Adapun yang dimaksud Bhumi Jawa adalah kerajaan Tarumanegara yang merupakan saingan bagi Sriwijaya dalam perniagaan. Berita Cina selanjutnya menyatakan bahwa sejak tahun 666-669 Masehi Tarumanegara mengirim utusan lagi ke Kerajaan Cina. Hal itu karena lautan telah diblokir oleh Sriwijaya.
6. Prasasti Karang Brahi
Prasasti Karang Brahi di tepi Sungai Merangin, anak Sungai Batang Hari di Jambi Hulu tahun 686 Masehi, berisi kutukan kepada mereka yang berani menentang raja, seperti yang terdapat pada Prasasti Kota Kapur.
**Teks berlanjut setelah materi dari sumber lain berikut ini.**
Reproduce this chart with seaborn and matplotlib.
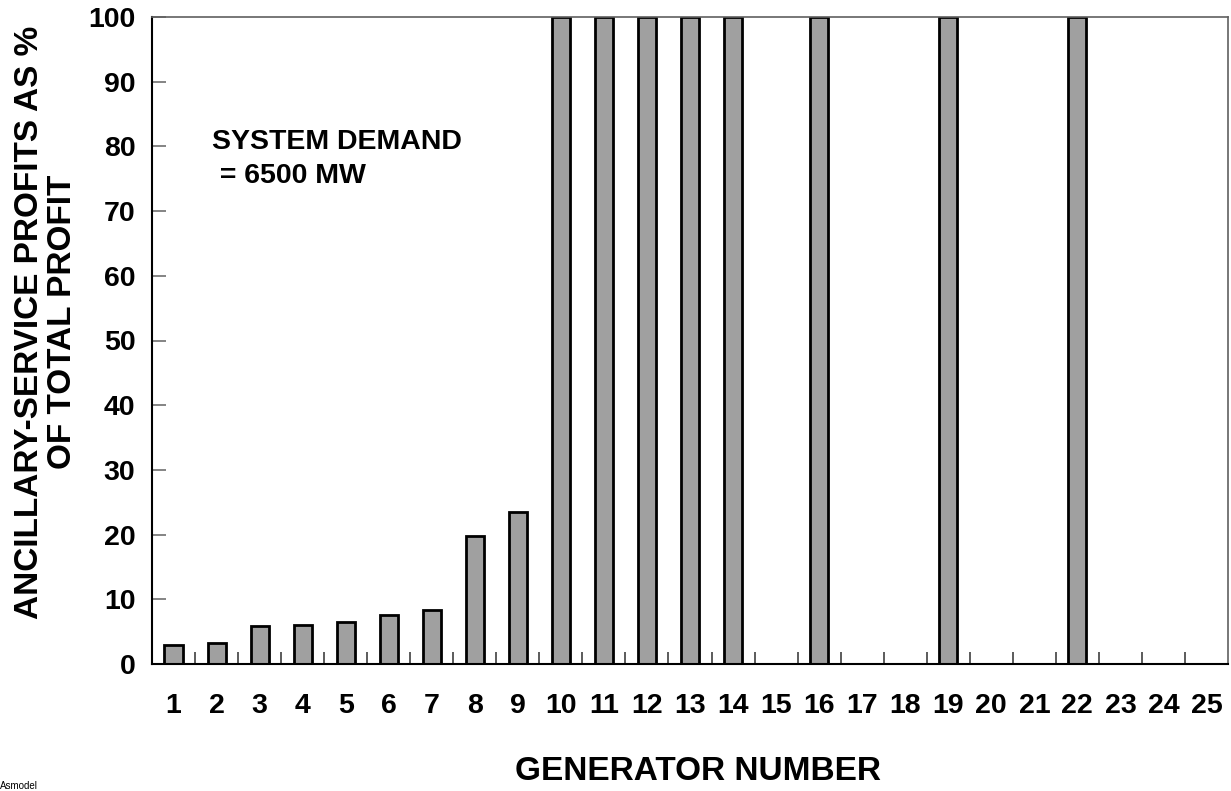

Prasasti itu dibuat setelah Sriwijaya menaklukkan Melayu pada tahun 685 Masehi, seperti yang diceritakan oleh I-tsing.
7. Prasasti Palas Pasemah
Prasasti Palas Pasemah di tepi anak Sungai Sekampung, Lampung Selatan, diperkirakan dibuat pada akhir abad ke-7.
Isi dari Prasasti Palas Pasemah adalah sama seperti Prasasti Kota Kapur dan Karang Brahi, yakni kutukan dan peringatan. Dengan demikian, daerah Lampung Selatan sudah dikuasa oleh Sriwijaya.
Di Bukit Seguntang ditemukan prasasti-prasasti pendek (fragmen). Beberapa kalimat tertulis berbunyi sebagai berikut:
- pira marvya (ha), artinya tidak tahu berapa banyak yang berperang.
- vanak pramirahna, artinya banyak darah tertumpah.
- pauravirakta, artinya merah (oleh darah)
- mamancak yam praja, tidak jelas artinya, diduga berkenaan dengan peperangan tersebut.
Dari fragmen prasasti itu dapat disimpulkan bahwa telah terjadi peperangan hebat yang memakan banyak korban.